After conda-index has finished, its output can be used as a channel conda install -c file:///path/to/output ... or it would typically be placed on a web server.

Run normally

python -m conda_index <path to channel directory>

Note conda index (instead of python -m conda_index) may find legacy conda-build index.

Run for debugging

python -m conda_index --verbose --threads=1 <path to channel directory>

Contributing

conda create -n conda-index "python >=3.9" conda conda-build "pip >=22"

git clone https://github.com/conda/conda-index.git
pip install -e conda-index[test]

cd conda-index
pytest

Summary of changes from the previous conda-build index version

  • Approximately 2.2x faster conda package extraction, by extracting just the metadata to streams instead of extracting packages to a temporary directory; closes the package early if all metadata has been found.
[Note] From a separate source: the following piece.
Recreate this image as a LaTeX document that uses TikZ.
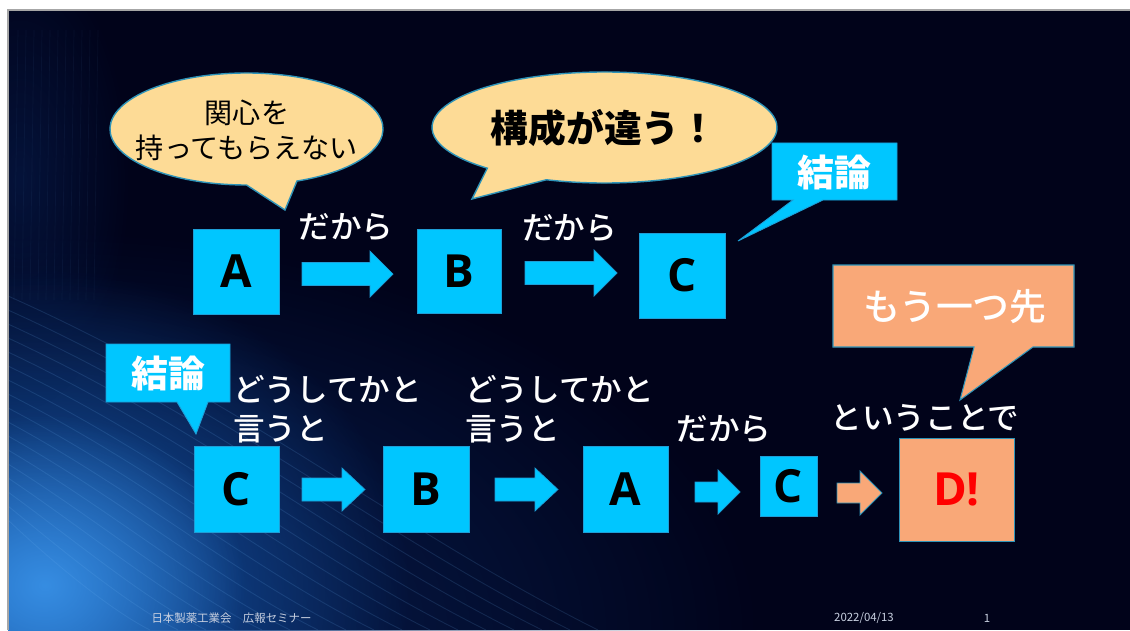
\documentclass[tikz,border=0pt]{standalone}
\usepackage{fontspec}
\setmainfont{Noto Sans CJK JP}
\newfontfamily\latinfont{Open Sans}
\newfontfamily\medfont{Noto Sans CJK JP Medium}
\usetikzlibrary{calc,fadings}
\definecolor{bg}{HTML}{01031A}
\definecolor{cy}{HTML}{00C6FF}
\definecolor{cyedge}{HTML}{1E9ED6}
\definecolor{cream}{HTML}{FDDB96}
\definecolor{orng}{HTML}{F9A878}
\definecolor{tealedge}{HTML}{2E93B8}
\definecolor{foot}{HTML}{C8D0E0}
\definecolor{glowA}{RGB}{8,35,90}
\definecolor{glowB}{RGB}{22,90,175}
\definecolor{glowC}{RGB}{60,150,235}
\definecolor{streak}{RGB}{110,180,245}
\tikzfading[name=glow, inner color=transparent!0, outer color=transparent!100]
\newcommand{\blockarr}[7]{\filldraw[#1] (#2,#5-#6) -- (#3,#5-#6) -- (#3,#5-#7) -- (#4,#5) -- (#3,#5+#7) -- (#3,#5+#6) -- (#2,#5+#6) -- cycle;}
\begin{document}
\begin{tikzpicture}[x=0.02cm,y=0.02cm,
  box/.style={draw=cyedge, line width=0.5pt, fill=cy, inner sep=0pt, text=black, font=\fontsize{26}{30}\selectfont\latinfont\bfseries},
  lbl/.style={text=white, inner sep=0pt, font=\fontsize{18}{22}\selectfont\medfont},
  bubtxt/.style={text=black, inner sep=0pt, align=center},
  ctxt/.style={text=white, inner sep=0pt, font=\fontsize{21}{25}\selectfont\bfseries},
  cyshape/.style={fill=cy, draw=cyedge, line width=0.5pt},
  orshape/.style={fill=orng, draw=tealedge, line width=0.6pt},
  bubble/.style={fill=cream, draw=tealedge, line width=0.8pt},
  cyarrow/.style={fill=cy, draw=cyedge, line width=0.4pt},
  orarrow/.style={fill=orng, draw=tealedge, line width=0.5pt},
  foottxt/.style={text=foot, inner sep=0pt, font=\fontsize{6.5}{8}\selectfont}]
\useasboundingbox (0,0) rectangle (1130,630);
% background
\fill[white] (0,0) rectangle (1130,630);
\fill[bg] (8,0) rectangle (1130,620);
\begin{scope}
  \clip (8,0) rectangle (1130,620);
  \fill[glowA, path fading=glow] (40,0) ellipse [x radius=720, y radius=400];
  \fill[glowB, path fading=glow] (40,40) ellipse [x radius=370, y radius=320];
  \fill[glowC, path fading=glow, opacity=.85] (45,45) ellipse [x radius=200, y radius=170];
  \fill[glowA, path fading=glow, opacity=.5] (20,450) ellipse [x radius=110, y radius=230];
  \foreach \k in {0,...,16} {
    \draw[streak, opacity=.15, line width=.5pt]
      (8,110+\k*14) .. controls (50+\k*12,70+\k*10) and (110+\k*18,20+\k*5) .. (150+\k*28,0);
  }
  \foreach \k in {0,...,10} {
    \draw[streak, opacity=.05, line width=.4pt] (14+\k*8,330) -- (18+\k*8,600);
  }
\end{scope}
\draw[gray!70, line width=1pt] (8,0) -- (8,620) -- (1130,620);

% speech bubble 1
\filldraw[bubble] ($(246.5,501)+(-68.3:136.5 and 56)$) arc[start angle=-68.3, end angle=270, x radius=136.5, y radius=56] -- (285,420) -- cycle;
\node[bubtxt, font=\fontsize{16}{19.8}\selectfont] (t1) at (247,499.5) {関心を\\持ってもらえない};

% speech bubble 2
\filldraw[bubble] ($(604.5,502.5)+(250.3:172.5 and 55.5)$) arc[start angle=250.3, end angle=587.2, x radius=172.5, y radius=55.5] -- (472,431) -- cycle;
\node[bubtxt, font=\fontsize{21.5}{25}\selectfont\bfseries] (t2) at (604,502) {構成が違う！};

% callout top 結論
\filldraw[cyshape] (772,430) -- (793,430) -- (738,389) -- (823,430) -- (897,430) -- (897,487) -- (772,487) -- cycle;
\node[ctxt] (k1) at (834,458) {結論};

% callout bottom 結論
\filldraw[cyshape] (106,228) -- (177,228) -- (196,196) -- (208,228) -- (230,228) -- (230,286) -- (106,286) -- cycle;
\node[ctxt] (k2) at (168,257) {結論};

% callout もう一つ先
\filldraw[orshape] (833,283) -- (974,283) -- (960,230) -- (1033,283) -- (1074,283) -- (1074,365) -- (833,365) -- cycle;
\node[text=white, inner sep=0pt, font=\fontsize{21}{25}\selectfont\medfont] (m1) at (955,323) {もう一つ先};

% top row
\node[box, minimum width=1.72cm, minimum height=1.70cm] (a1) at (236,358.5) {A};
\node[box, minimum width=1.68cm, minimum height=1.68cm] (b1) at (459,359) {B};
\node[box, minimum width=1.72cm, minimum height=1.70cm] (c1) at (682,354.5) {C};
\blockarr{cyarrow}{302}{370}{393}{356}{11.5}{23}
\blockarr{cyarrow}{525}{594}{617}{357}{11.5}{23}
\node[lbl] (l1) at (346,402.5) {だから};
\node[lbl] (l2) at (569.5,402) {だから};

% bottom row
\node[box, minimum width=1.70cm, minimum height=1.72cm] (c2) at (236.5,141) {C};
\node[box, minimum width=1.72cm, minimum height=1.72cm] (b2) at (426,141) {B};
\node[box, minimum width=1.70cm, minimum height=1.72cm] (a2) at (625.5,141) {A};
\node[box, minimum width=1.14cm, minimum height=1.20cm] (c3) at (788.5,144) {C};
\node[box, draw=tealedge, fill=orng, text={rgb,255:red,255;green,0;blue,0}, minimum width=2.30cm, minimum height=2.06cm] (d) at (956.5,140.5) {D!};
\blockarr{cyarrow}{302}{342}{365}{140.5}{11.5}{21.5}
\blockarr{cyarrow}{495}{535}{558}{140.5}{11.5}{21.5}
\blockarr{cyarrow}{695}{718}{740}{138}{10}{22}
\blockarr{orarrow}{837}{860}{882}{137}{10}{22}
\node[lbl, align=left, anchor=west] (q1) at (233,220.5) {どうしてかと\\言うと};
\node[lbl, align=left, anchor=west] (q2) at (465,220.5) {どうしてかと\\言うと};
\node[lbl] (l3) at (724,201) {だから};
\node[lbl] (l4) at (925,212) {ということで};

% footer
\node[foottxt] (f1) at (231.5,12) {日本製薬工業会　広報セミナー};
\node[foottxt] (f2) at (864,12) {2022/04/13};
\node[foottxt] (f3) at (987,12) {1};
\end{tikzpicture}
\end{document}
  • No longer read existing repodata.json. Always load from cache.

  • Uses a sqlite metadata cache that is orders of magnitude faster than the old many-tiny-files cache.

  • The first time conda index runs, it will convert the existing file-based .cache to a sqlite3 database .cache/cache.db. This takes about ten minutes per subdir for conda-forge. (If this is interrupted, delete cache.db to start over, or packages will be re-extracted into the cache.) sqlite3 must be compiled with the JSON1 extension. JSON1 is built into SQLite by default as of SQLite version 3.38.0 (2022-02-22).
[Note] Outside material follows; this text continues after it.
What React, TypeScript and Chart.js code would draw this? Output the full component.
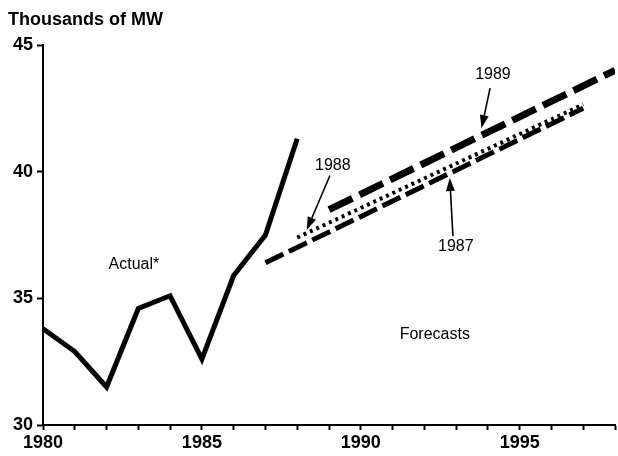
import React, { useEffect, useRef } from "react";
import { Chart, registerables } from "chart.js";

Chart.register(...registerables);

const FONT = '"Liberation Sans", Arial, Helvetica, sans-serif';

// Actual peak demand
const actualYears = [1980, 1981, 1982, 1983, 1984, 1985, 1986, 1987, 1988];
const actualValues = [33.8, 32.9, 31.5, 34.6, 35.1, 32.6, 35.9, 37.5, 41.3];

// Forecasts (start and end points)
const f1987Years = [1987, 1997];
const f1987Values = [36.4, 42.5];
const f1988Years = [1988, 1997];
const f1988Values = [37.4, 42.65];
const f1989Years = [1989, 1998];
const f1989Values = [38.5, 44.0];

const yTicks = [30, 35, 40, 45];
const xLabelYears = [1980, 1985, 1990, 1995];

// text annotations [label, x (year), y (value)]
const noteLabels = ["Actual*", "1988", "1987", "1989", "Forecasts"];
const noteX = [1982.86, 1989.12, 1992.99, 1994.16, 1992.33];
const noteY = [36.35, 40.22, 37.03, 43.85, 33.55];

// arrows: from (tail) -> to (tip), in data units
const arrowFromX = [1989.03, 1992.9, 1994.07];
const arrowFromY = [39.85, 37.45, 43.3];
const arrowToX = [1988.3, 1992.8, 1993.8];
const arrowToY = [37.7, 39.75, 41.72];

const pts = (xs: number[], ys: number[]) => xs.map((x, i) => ({ x, y: ys[i] }));

const annotations = {
  id: "annotations",
  afterDatasetsDraw(chart: any) {
    const ctx = chart.ctx;
    const xs = chart.scales.x;
    const ys = chart.scales.y;
    ctx.save();
    // title
    ctx.fillStyle = "#000";
    ctx.font = `bold 18px ${FONT}`;
    ctx.textAlign = "left";
    ctx.textBaseline = "alphabetic";
    ctx.fillText("Thousands of MW", 8, 25);

    // notes
    ctx.font = `16px ${FONT}`;
    ctx.textAlign = "center";
    ctx.textBaseline = "middle";
    noteLabels.forEach((t, i) => {
      ctx.fillText(t, xs.getPixelForValue(noteX[i]), ys.getPixelForValue(noteY[i]));
    });

    // arrows
    ctx.strokeStyle = "#000";
    ctx.lineWidth = 1.6;
    arrowFromX.forEach((_, i) => {
      const x1 = xs.getPixelForValue(arrowFromX[i]);
      const y1 = ys.getPixelForValue(arrowFromY[i]);
      const x2 = xs.getPixelForValue(arrowToX[i]);
      const y2 = ys.getPixelForValue(arrowToY[i]);
      const ang = Math.atan2(y2 - y1, x2 - x1);
      const hl = 13;
      const hw = 4.5;
      const bx = x2 - hl * Math.cos(ang);
      const by = y2 - hl * Math.sin(ang);
      ctx.beginPath();
      ctx.moveTo(x1, y1);
      ctx.lineTo(bx, by);
      ctx.stroke();
      ctx.beginPath();
      ctx.moveTo(x2, y2);
      ctx.lineTo(bx + hw * Math.sin(ang), by - hw * Math.cos(ang));
      ctx.lineTo(bx - hw * Math.sin(ang), by + hw * Math.cos(ang));
      ctx.closePath();
      ctx.fill();
    });
    ctx.restore();
  },
};

export default function App() {
  const ref = useRef<HTMLCanvasElement | null>(null);

  useEffect(() => {
    document.body.style.margin = "0";
    if (!ref.current) return;
    const chart = new Chart(ref.current, {
      type: "line",
      data: {
        datasets: [
          {
            label: "Actual",
            data: pts(actualYears, actualValues),
            borderColor: "#000",
            borderWidth: 5,
            borderJoinStyle: "miter",
            pointRadius: 0,
            tension: 0,
          },
          {
            label: "1987",
            data: pts(f1987Years, f1987Values),
            borderColor: "#000",
            borderWidth: 5,
            borderDash: [20, 6],
            pointRadius: 0,
          },
          {
            label: "1988",
            data: pts(f1988Years, f1988Values),
            borderColor: "#000",
            borderWidth: 4,
            borderDash: [3, 4],
            pointRadius: 0,
          },
          {
            label: "1989",
            data: pts(f1989Years, f1989Values),
            borderColor: "#000",
            borderWidth: 7,
            borderDash: [26, 8],
            pointRadius: 0,
          },
        ],
      },
      options: {
        responsive: false,
        animation: false,
        layout: { padding: { left: 0, right: 3, top: 45, bottom: 0 } },
        plugins: { legend: { display: false }, tooltip: { enabled: false }, title: { display: false } },
        scales: {
          x: {
            type: "linear",
            min: 1980,
            max: 1998,
            afterFit: (s: any) => {
              s.height = 31;
            },
            ticks: {
              stepSize: 1,
              autoSkip: false,
              maxRotation: 0,
              color: "#000",
              padding: 2,
              font: { family: FONT, size: 18, weight: "bold" },
              callback: (v: any) => (xLabelYears.includes(Number(v)) ? String(v) : ""),
            },
            grid: {
              drawOnChartArea: false,
              drawTicks: true,
              tickLength: 5,
              tickWidth: 2,
              tickColor: "#000",
            },
            border: { display: true, color: "#000", width: 2 },
          },
          y: {
            type: "linear",
            min: 30,
            max: 45,
            afterFit: (s: any) => {
              s.width = 43;
            },
            afterBuildTicks: (s: any) => {
              s.ticks = yTicks.map((v) => ({ value: v }));
            },
            ticks: {
              color: "#000",
              padding: 4,
              font: { family: FONT, size: 18, weight: "bold" },
            },
            grid: {
              drawOnChartArea: false,
              drawTicks: true,
              tickLength: 6,
              tickWidth: 2,
              tickColor: "#000",
            },
            border: { display: true, color: "#000", width: 2 },
          },
        },
      } as any,
      plugins: [annotations],
    });
    return () => chart.destroy();
  }, []);

  return (
    <div style={{ width: 618, height: 456, background: "#fff" }}>
      <canvas ref={ref} width={618} height={456} style={{ display: "block" }} />
    </div>
  );
}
  • Each subdir osx-64, linux-64 etc. has its own cache.db; conda-forge’s 1.2T osx-64 subdir has a single 2.4GB cache.db. Storing the cache in fewer files saves time since there is a per-file wait to open each of the many tiny .json files in old-style .cache/.

  • cache.db is highly compressible, like the text metadata. 2.4G → zstd → 88M

  • No longer cache paths.json (only used to create post_install.json and not referenced later in the indexing process). Saves 90% disk space in .cache.

  • Updated Python and dependency requirements.

  • Mercilessly cull less-used features.

  • Format with black

Parallelism

This version of conda-index continues indexing packages from other subdirs while the main thread is writing a repodata.json.

All current_repodata.json are generated in parallel. This may use a lot of ram if repodata.json has tens of thousands of entries.